I find absolutely nothing in “risk/reward” that has any bearing on how i trade.

money management is important, but with how i trade, even that gets stretched FAR beyond any good advice given !

with time, one SEES a good trade as its happening and so jumps on — there is NO time for figuring what the “risk/reward” may be so i call my accountant and have her figure it for me (NOT !)

i take profit at every reasonable resistance point (assuming a long) even if i know the ultimate tp point to be much higher, because there will be reversals all during the runup, like GJ today (and prob others, but i was in GJ) and i want to be able to have a full profit from resistance to resistance, and still be able to short the downside as it comes.

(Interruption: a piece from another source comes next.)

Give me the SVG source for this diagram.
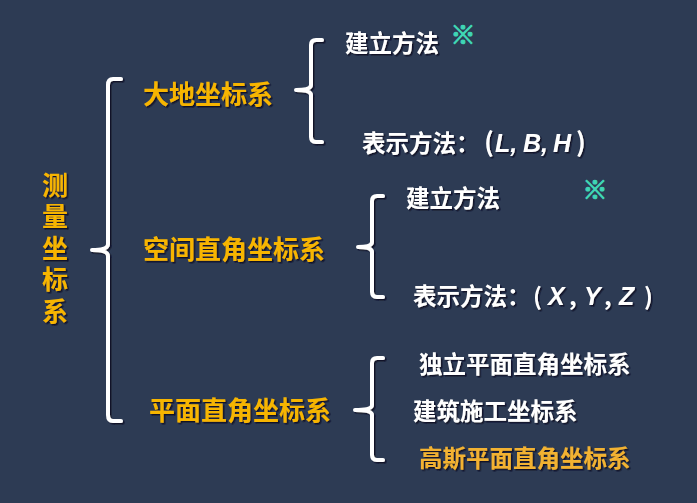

Often i will open multiple lots, taking different tp points as i read resistance on the timeframes, but whatever is happening, i NEVER would consider asking myself "is this a 2 to 1 trade, or a 3 to 1 trade or any of that ratio nonesence at all.

One would think that a guy who trades with NO stop loss would care about risk, but trading with the trend kinda eliminates that problem as long as i watch and listen to my resistance points.

for newbs, i havent an answer because like stop losses, ive never used any of that stuff and for the experienced traders, who know what theyre doing, ill bet many dont use sl’s at all either !

btw, while it certainly eliminates any “sl hunting”, NO NEWB should consider what i do to be something they want to try because it takes a bit more experience and knowledge than youve got at the moment, so DONT TRY THIS AT HOME !

anyway, not a lecture about sl’s but simply that i saw a post that mentioned risk/reward and stop losses in the same sentence, so i wrote a few hundred based on that.

enjoy and trade well

mp

[I][B]Within the great hall at Elfinore stands a wondrous coffer, precisely four cubits square and securely latched against the outside world. Inside that repository, shut away from impertinent eyes, abides many an intriquing trading secret garnered from around the world and over the ages !

As a child, i used to watch from the darkness as the secrets were debated and annotated by the elders. No one there held a single thought of my presence – BUT I KNOW WHERE THEY HID THE KEY !!